Information provided:
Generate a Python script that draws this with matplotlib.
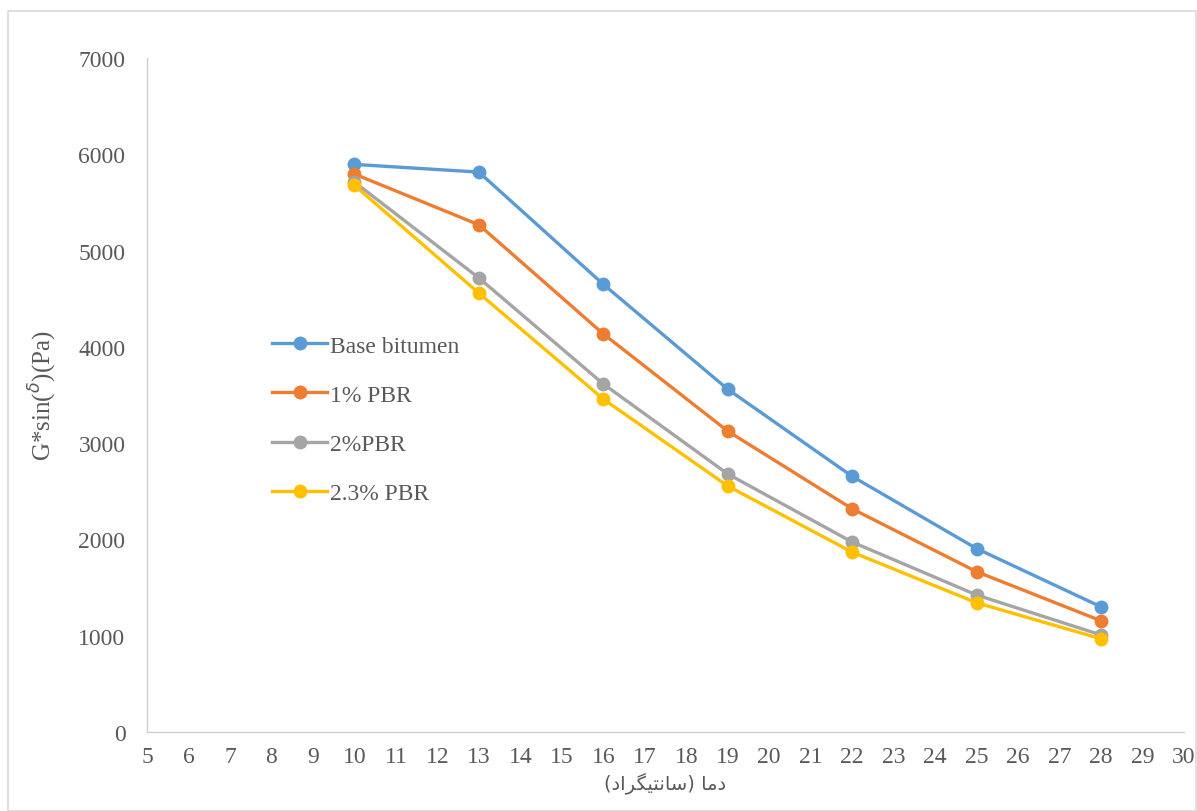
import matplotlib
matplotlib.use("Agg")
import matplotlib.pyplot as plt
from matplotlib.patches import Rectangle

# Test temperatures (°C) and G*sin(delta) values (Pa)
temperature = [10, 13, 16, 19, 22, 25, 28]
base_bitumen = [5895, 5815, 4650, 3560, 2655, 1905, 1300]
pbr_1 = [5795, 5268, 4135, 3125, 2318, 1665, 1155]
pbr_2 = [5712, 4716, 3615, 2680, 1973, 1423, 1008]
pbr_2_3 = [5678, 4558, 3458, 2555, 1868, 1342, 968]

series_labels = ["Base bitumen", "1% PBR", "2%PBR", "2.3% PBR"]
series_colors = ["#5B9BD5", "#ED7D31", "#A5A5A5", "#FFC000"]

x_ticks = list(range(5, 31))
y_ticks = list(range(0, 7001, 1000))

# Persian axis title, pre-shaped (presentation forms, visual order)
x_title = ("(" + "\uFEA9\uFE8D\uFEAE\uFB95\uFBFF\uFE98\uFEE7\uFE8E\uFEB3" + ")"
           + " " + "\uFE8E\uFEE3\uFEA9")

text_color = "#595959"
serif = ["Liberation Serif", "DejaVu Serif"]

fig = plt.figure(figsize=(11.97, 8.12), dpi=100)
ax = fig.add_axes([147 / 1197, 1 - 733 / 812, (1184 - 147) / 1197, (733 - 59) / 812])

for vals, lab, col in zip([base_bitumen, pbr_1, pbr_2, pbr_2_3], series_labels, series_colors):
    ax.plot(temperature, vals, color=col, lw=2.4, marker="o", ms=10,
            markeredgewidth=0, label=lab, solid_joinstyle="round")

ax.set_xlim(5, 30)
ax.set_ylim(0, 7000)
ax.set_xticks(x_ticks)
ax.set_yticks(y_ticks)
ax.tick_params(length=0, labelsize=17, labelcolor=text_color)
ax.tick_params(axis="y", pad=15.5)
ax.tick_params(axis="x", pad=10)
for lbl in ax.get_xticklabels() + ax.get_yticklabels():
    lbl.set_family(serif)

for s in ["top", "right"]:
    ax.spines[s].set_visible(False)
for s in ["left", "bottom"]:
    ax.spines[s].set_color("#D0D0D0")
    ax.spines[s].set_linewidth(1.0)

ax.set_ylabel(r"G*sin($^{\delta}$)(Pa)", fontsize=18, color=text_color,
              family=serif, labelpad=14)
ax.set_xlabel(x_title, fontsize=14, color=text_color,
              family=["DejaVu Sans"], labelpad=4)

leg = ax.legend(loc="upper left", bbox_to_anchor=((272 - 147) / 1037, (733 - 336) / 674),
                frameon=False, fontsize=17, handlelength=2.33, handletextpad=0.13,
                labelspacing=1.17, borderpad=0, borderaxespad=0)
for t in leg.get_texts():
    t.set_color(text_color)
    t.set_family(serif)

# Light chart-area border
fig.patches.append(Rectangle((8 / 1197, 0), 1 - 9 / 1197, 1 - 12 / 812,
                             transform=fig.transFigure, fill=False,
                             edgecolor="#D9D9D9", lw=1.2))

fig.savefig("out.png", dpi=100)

Short task:
List the lines of the material in which the word "matplotlib" occurs.

Final result:
Generate a Python script that draws this with matplotlib.
import matplotlib
matplotlib.use("Agg")
import matplotlib.pyplot as plt
from matplotlib.patches import Rectangle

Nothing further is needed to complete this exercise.